What is needed
Quote only the span from the first line of the entries to the line containing "import plotly.graph_objects as go", both ends kept. Leave every picture out.

The data
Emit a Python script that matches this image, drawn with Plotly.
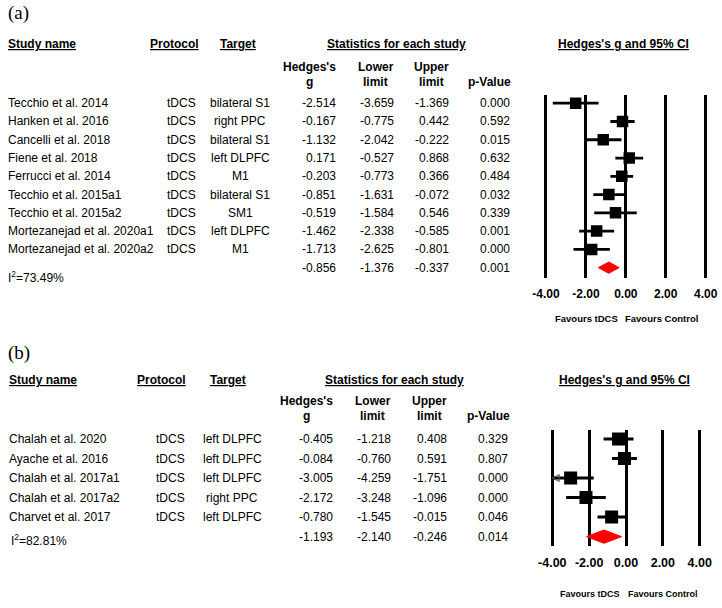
import plotly.graph_objects as go

# ---------------- data: panel (a) ----------------
studies_a = ["Tecchio et al. 2014", "Hanken et al. 2016", "Cancelli et al. 2018",
             "Fiene et al. 2018", "Ferrucci et al. 2014", "Tecchio et al. 2015a1",
             "Tecchio et al. 2015a2", "Mortezanejad et al. 2020a1", "Mortezanejad et al. 2020a2"]
protocol_a = ["tDCS"] * 9
target_a = ["bilateral S1", "right PPC", "bilateral S1", "left DLPFC", "M1",
            "bilateral S1", "SM1", "left DLPFC", "M1"]
g_a = [-2.514, -0.167, -1.132, 0.171, -0.203, -0.851, -0.519, -1.462, -1.713]
lo_a = [-3.659, -0.775, -2.042, -0.527, -0.773, -1.631, -1.584, -2.338, -2.625]
hi_a = [-1.369, 0.442, -0.222, 0.868, 0.366, -0.072, 0.546, -0.585, -0.801]
p_a = ["0.000", "0.592", "0.015", "0.632", "0.484", "0.032", "0.339", "0.001", "0.000"]
sum_g_a, sum_lo_a, sum_hi_a, sum_p_a = -0.856, -1.376, -0.337, "0.001"
i2_a = "73.49%"

# ---------------- data: panel (b) ----------------
studies_b = ["Chalah et al. 2020", "Ayache et al. 2016", "Chalah et al. 2017a1",
             "Chalah et al. 2017a2", "Charvet et al. 2017"]
protocol_b = ["tDCS"] * 5
target_b = ["left DLPFC", "left DLPFC", "left DLPFC", "right PPC", "left DLPFC"]
g_b = [-0.405, -0.084, -3.005, -2.172, -0.780]
lo_b = [-1.218, -0.760, -4.259, -3.248, -1.545]
hi_b = [0.408, 0.591, -1.751, -1.096, -0.015]
p_b = ["0.329", "0.807", "0.000", "0.000", "0.046"]
sum_g_b, sum_lo_b, sum_hi_b, sum_p_b = -1.193, -2.140, -0.246, "0.014"
i2_b = "82.81%"

tick_vals = [-4, -2, 0, 2, 4]
tick_labels = ["-4.00", "-2.00", "0.00", "2.00", "4.00"]

W, H = 722, 608
FONT = "Liberation Sans, Arial, sans-serif"
AX_MIN, AX_MAX = -4.0, 4.0


def px(x):
    return x / W


def py(y):
    return 1 - y / H


fig = go.Figure()
ann = []


def text(t, x, y, yref="paper", anchor="left", size=12, bold=False, underline=False,
         family=FONT):
    s = t
    if underline:
        s = "<u>" + s + "</u>"
    if bold:
        s = "<b>" + s + "</b>"
    ann.append(dict(text=s, x=px(x), xref="paper",
                    y=(py(y) if yref == "paper" else y), yref=yref,
                    xanchor=anchor, yanchor="middle", showarrow=False,
                    font=dict(family=family, size=size, color="#000"),
                    borderpad=0, align="center"))


def panel(xa, ya, studies, protos, targets, g, lo, hi, pv, sg, slo, shi, sp, i2,
          cols, head_y, label, label_y, sq, ci_w, dia_h, i2_y, fav_y, fav_x, fav_size):
    n = len(studies)
    xs, ys, arx, ary = [], [], [], []
    for i in range(n):
        l = max(lo[i], AX_MIN)
        h = min(hi[i], AX_MAX)
        xs += [l, h, None]
        ys += [i, i, None]
        if lo[i] < AX_MIN:
            arx.append(AX_MIN)
            ary.append(i)
    fig.add_trace(go.Scatter(x=xs, y=ys, mode="lines", xaxis=xa, yaxis=ya,
                             line=dict(color="black", width=ci_w), hoverinfo="skip",
                             showlegend=False))
    if arx:
        fig.add_trace(go.Scatter(x=arx, y=ary, mode="markers", xaxis=xa, yaxis=ya,
                                 marker=dict(symbol="arrow-left-open", size=7,
                                             color="#555", line=dict(width=1, color="#555")),
                                 showlegend=False, hoverinfo="skip", cliponaxis=False))
    fig.add_trace(go.Scatter(x=g, y=list(range(n)), mode="markers", xaxis=xa, yaxis=ya,
                             marker=dict(symbol="square", size=sq, color="black"),
                             showlegend=False, hoverinfo="skip"))
    fig.add_trace(go.Scatter(x=[slo, sg, shi, sg, slo], y=[n, n - dia_h, n, n + dia_h, n],
                             mode="lines", fill="toself", fillcolor="red",
                             line=dict(color="red", width=1), xaxis=xa, yaxis=ya,
                             showlegend=False, hoverinfo="skip"))
    text(label, 7, label_y, size=19, family="Liberation Serif, Times New Roman, serif")
    hy, sy1, sy2 = head_y
    text("Study name", cols["name"], hy, bold=True, underline=True)
    text("Protocol", cols["proto_h"], hy, anchor="center", bold=True, underline=True)
    text("Target", cols["target_h"], hy, anchor="center", bold=True, underline=True)
    text("Statistics for each study", cols["stat_h"], hy, anchor="center", bold=True, underline=True)
    text("Hedges's g and 95% CI", cols["ci_h"], hy, anchor="center", bold=True, underline=True)
    text("Hedges's", cols["g_h"], sy1, anchor="center", bold=True)
    text("g", cols["g_h"], sy2, anchor="center", bold=True)
    text("Lower", cols["lo_h"], sy1, anchor="center", bold=True)
    text("limit", cols["lo_h"], sy2, anchor="center", bold=True)
    text("Upper", cols["hi_h"], sy1, anchor="center", bold=True)
    text("limit", cols["hi_h"], sy2, anchor="center", bold=True)
    text("p-Value", cols["p_h"], sy2, anchor="center", bold=True)
    yr = "y" if ya == "y" else "y2"
    for i in range(n):
        text(studies[i], cols["name"], i, yref=yr)
        text(protos[i], cols["proto"], i, yref=yr, anchor="right")
        text(targets[i], cols["target"], i, yref=yr, anchor="center")
        text(f"{g[i]:.3f}", cols["g"], i, yref=yr, anchor="right")
        text(f"{lo[i]:.3f}", cols["lo"], i, yref=yr, anchor="right")
        text(f"{hi[i]:.3f}", cols["hi"], i, yref=yr, anchor="right")
        text(pv[i], cols["p"], i, yref=yr, anchor="right")
    text(f"{sg:.3f}", cols["g"], n, yref=yr, anchor="right")
    text(f"{slo:.3f}", cols["lo"], n, yref=yr, anchor="right")
    text(f"{shi:.3f}", cols["hi"], n, yref=yr, anchor="right")
    text(sp, cols["p"], n, yref=yr, anchor="right")
    text("I<sup>2</sup>=" + i2, cols["i2"], i2_y, yref=yr)
    text("Favours tDCS", fav_x[0], fav_y, anchor="center", size=fav_size, bold=True)
    text("Favours Control", fav_x[1], fav_y, anchor="center", size=fav_size, bold=True)


cols_a = dict(name=7, proto_h=174.5, target_h=237.5, stat_h=396.5, ci_h=623.5,
              g_h=309.5, lo_h=375.7, hi_h=431.5, p_h=490,
              proto=197, target=240, g=337, lo=395, hi=450, p=511, i2=7)
cols_b = dict(name=8, proto_h=161, target_h=228, stat_h=394, ci_h=624,
              g_h=306, lo_h=373, hi_h=429, p_h=488,
              proto=186, target=232, g=334, lo=392, hi=448, p=509, i2=10)

panel("x", "y", studies_a, protocol_a, target_a, g_a, lo_a, hi_a, p_a,
      sum_g_a, sum_lo_a, sum_hi_a, sum_p_a, i2_a, cols_a, (44, 66.7, 81.7), "(a)", 13,
      sq=11.5, ci_w=2.8, dia_h=0.31, i2_y=9.5, fav_y=318.3, fav_x=(586.7, 661.5), fav_size=9.5)
panel("x2", "y2", studies_b, protocol_b, target_b, g_b, lo_b, hi_b, p_b,
      sum_g_b, sum_lo_b, sum_hi_b, sum_p_b, i2_b, cols_b, (380, 401, 416), "(b)", 353,
      sq=13, ci_w=3.0, dia_h=0.34, i2_y=5.15, fav_y=594, fav_x=(590, 662.5), fav_size=9)

xcommon = dict(range=[-4.2, 4.2], tickvals=tick_vals,
               ticktext=["<b>" + t + "</b>" for t in tick_labels],
               showgrid=True, gridcolor="black", gridwidth=2.6, zeroline=False,
               showline=False, ticks="", ticklabelstandoff=7, fixedrange=True,
               automargin=False)

fig.update_layout(
    width=W, height=H, autosize=False,
    margin=dict(l=0, r=0, t=0, b=0, pad=0),
    paper_bgcolor="white", plot_bgcolor="white",
    font=dict(family=FONT, color="#000"),
    xaxis=dict(domain=[px(542.0), px(709.7)], anchor="y",
               tickfont=dict(size=12, family=FONT, color="#000"), **xcommon),
    yaxis=dict(domain=[py(277.7), py(95)], range=[9.55, -0.45], visible=False,
               fixedrange=True, automargin=False),
    xaxis2=dict(domain=[px(548.6), px(703.4)], anchor="y2",
                tickfont=dict(size=12.5, family=FONT, color="#000"), **xcommon),
    yaxis2=dict(domain=[py(546), py(430)], range=[5.48, -0.46], visible=False,
                fixedrange=True, automargin=False),
    annotations=ann,
    showlegend=False,
)

fig.write_html("out.html", config={"displayModeBar": False},
               post_script="document.body.style.margin='0px';")
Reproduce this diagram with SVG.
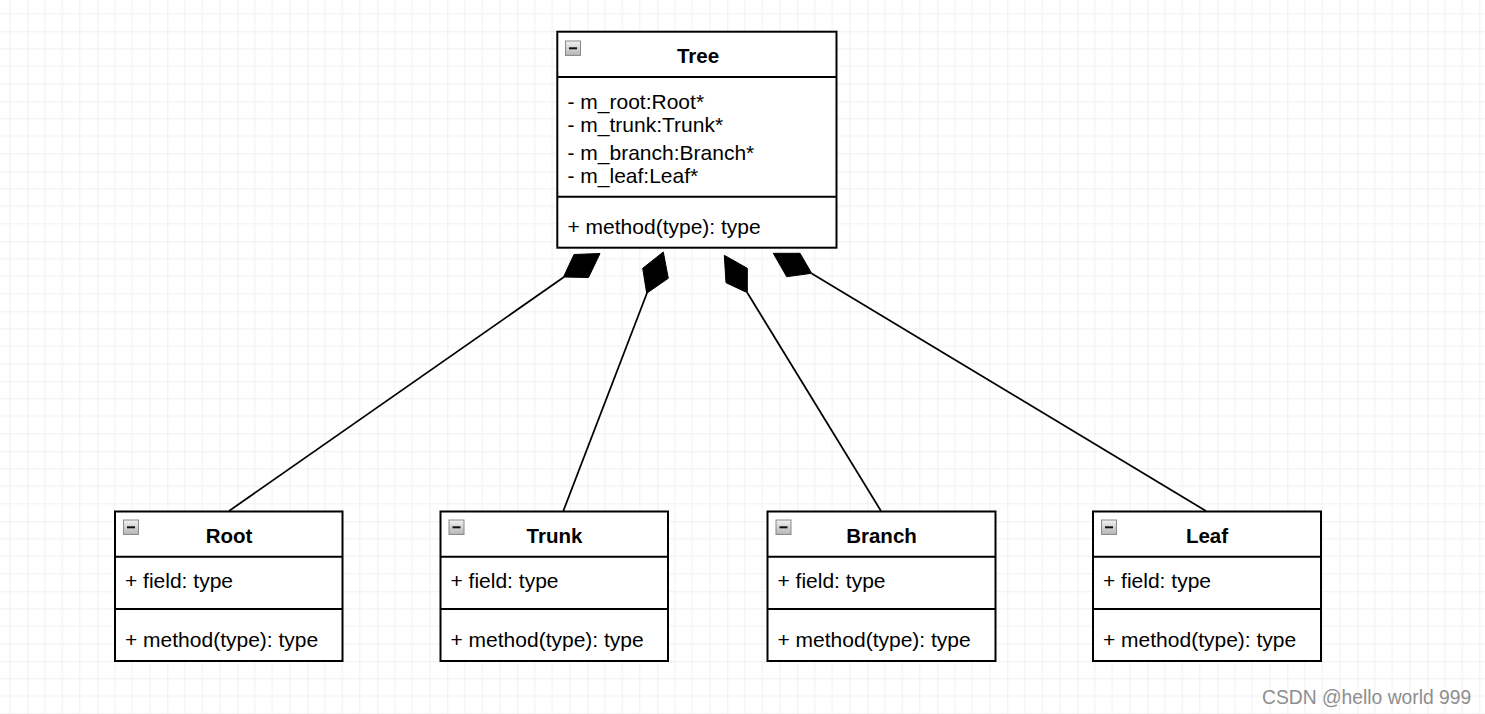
<svg xmlns="http://www.w3.org/2000/svg" width="1485" height="714" viewBox="0 0 1485 714">
  <defs>
    <pattern id="grid" x="27.3" y="31.3" width="70" height="70" patternUnits="userSpaceOnUse">
      <path d="M17.5 0V70M35 0V70M52.5 0V70M0 17.5H70M0 35H70M0 52.5H70" stroke="#f1f1f1" stroke-width="1" fill="none"/>
      <path d="M0 0V70M0 0H70" stroke="#e2e2e2" stroke-width="1" fill="none"/>
    </pattern>
    <linearGradient id="ig" x1="0" y1="0" x2="0" y2="1">
      <stop offset="0" stop-color="#f2f2f2"/>
      <stop offset="1" stop-color="#b4b4b4"/>
    </linearGradient>
    <g id="icon">
      <rect x="0.5" y="0.5" width="15" height="14.5" fill="url(#ig)" stroke="#8a8a8a" stroke-width="1"/>
      <rect x="4" y="6.8" width="8" height="2" fill="#111"/>
    </g>
  </defs>
  <style>
    .box { fill: #ffffff; stroke: #000000; stroke-width: 2; }
    .div { stroke: #000000; stroke-width: 2; fill: none; }
    .title { font-family: "Liberation Sans", Arial, sans-serif; font-size: 20.5px; font-weight: bold; fill: #000; text-anchor: middle; }
    .t { font-family: "Liberation Sans", Arial, sans-serif; font-size: 21px; fill: #000; }
    .edge { stroke: #000; stroke-width: 1.75; fill: none; }
    .dia { fill: #000; stroke: #000; stroke-width: 1; stroke-linejoin: miter; }
    .wm { font-family: "Liberation Sans", Arial, sans-serif; font-size: 19.3px; fill: #8e8e8e; }
  </style>

  <rect x="0" y="0" width="1485" height="714" fill="#ffffff"/>
  <rect x="0" y="0" width="1485" height="714" fill="url(#grid)"/>

  <g id="connectors">
    <line class="edge" x1="229" y1="511" x2="564" y2="277"/>
    <polygon class="dia" points="563.5,277 574,254.5 600,253.5 588.5,277.5"/>
    <line class="edge" x1="563.3" y1="511" x2="647" y2="293"/>
    <polygon class="dia" points="663.3,252 642.7,268.3 646.7,293.3 668.3,278.3"/>
    <line class="edge" x1="881" y1="511" x2="747.3" y2="292.7"/>
    <polygon class="dia" points="724.3,255.3 747.3,268.3 747.3,292.7 726,282.7"/>
    <line class="edge" x1="1206" y1="511" x2="811.7" y2="273.5"/>
    <polygon class="dia" points="773.3,253.3 800,253.3 811.7,273.3 786.7,276.7"/>
  </g>

  <g id="tree">
    <rect class="box" x="557.3" y="31.7" width="279.2" height="216"/>
    <line class="div" x1="557.3" y1="77" x2="836.5" y2="77"/>
    <line class="div" x1="557.3" y1="196.7" x2="836.5" y2="196.7"/>
    <use href="#icon" x="565" y="40.5"/>
    <text class="title" x="698" y="62.5">Tree</text>
    <text class="t" x="567.5" y="108.5">- m_root:Root*</text>
    <text class="t" x="567.5" y="132">- m_trunk:Trunk*</text>
    <text class="t" x="567.5" y="159.5">- m_branch:Branch*</text>
    <text class="t" x="567.5" y="182.5">- m_leaf:Leaf*</text>
    <text class="t" x="567.5" y="234.3">+ method(type): type</text>
  </g>

  <g id="root">
    <rect class="box" x="115" y="511.5" width="227.5" height="149.5"/>
    <line class="div" x1="115" y1="556.7" x2="342.5" y2="556.7"/>
    <line class="div" x1="115" y1="609" x2="342.5" y2="609"/>
    <use href="#icon" x="123" y="519.5"/>
    <text class="title" x="229" y="542.5">Root</text>
    <text class="t" x="125" y="588">+ field: type</text>
    <text class="t" x="125" y="647">+ method(type): type</text>
  </g>

  <g id="trunk">
    <rect class="box" x="440.5" y="511.5" width="227.5" height="149.5"/>
    <line class="div" x1="440.5" y1="556.7" x2="668" y2="556.7"/>
    <line class="div" x1="440.5" y1="609" x2="668" y2="609"/>
    <use href="#icon" x="448.5" y="519.5"/>
    <text class="title" x="554.5" y="542.5">Trunk</text>
    <text class="t" x="450.5" y="588">+ field: type</text>
    <text class="t" x="450.5" y="647">+ method(type): type</text>
  </g>

  <g id="branch">
    <rect class="box" x="767.5" y="511.5" width="228" height="149.5"/>
    <line class="div" x1="767.5" y1="556.7" x2="995.5" y2="556.7"/>
    <line class="div" x1="767.5" y1="609" x2="995.5" y2="609"/>
    <use href="#icon" x="775.5" y="519.5"/>
    <text class="title" x="881.5" y="542.5">Branch</text>
    <text class="t" x="777.5" y="588">+ field: type</text>
    <text class="t" x="777.5" y="647">+ method(type): type</text>
  </g>

  <g id="leaf">
    <rect class="box" x="1093" y="511.5" width="228" height="149.5"/>
    <line class="div" x1="1093" y1="556.7" x2="1321" y2="556.7"/>
    <line class="div" x1="1093" y1="609" x2="1321" y2="609"/>
    <use href="#icon" x="1101" y="519.5"/>
    <text class="title" x="1207" y="542.5">Leaf</text>
    <text class="t" x="1103" y="588">+ field: type</text>
    <text class="t" x="1103" y="647">+ method(type): type</text>
  </g>

  <text class="wm" x="1262" y="704">CSDN @hello world 999</text>
</svg>
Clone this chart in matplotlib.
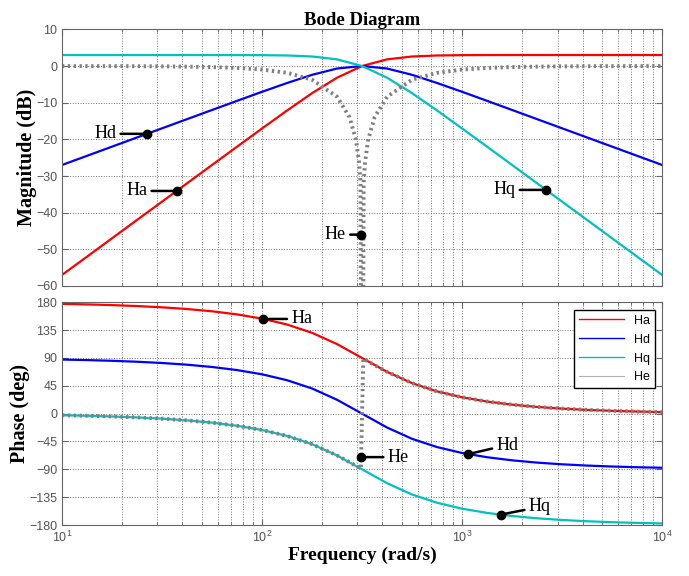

Written solution
Emit a Python script that matches this image, drawn with Plotly.
import plotly.graph_objects as go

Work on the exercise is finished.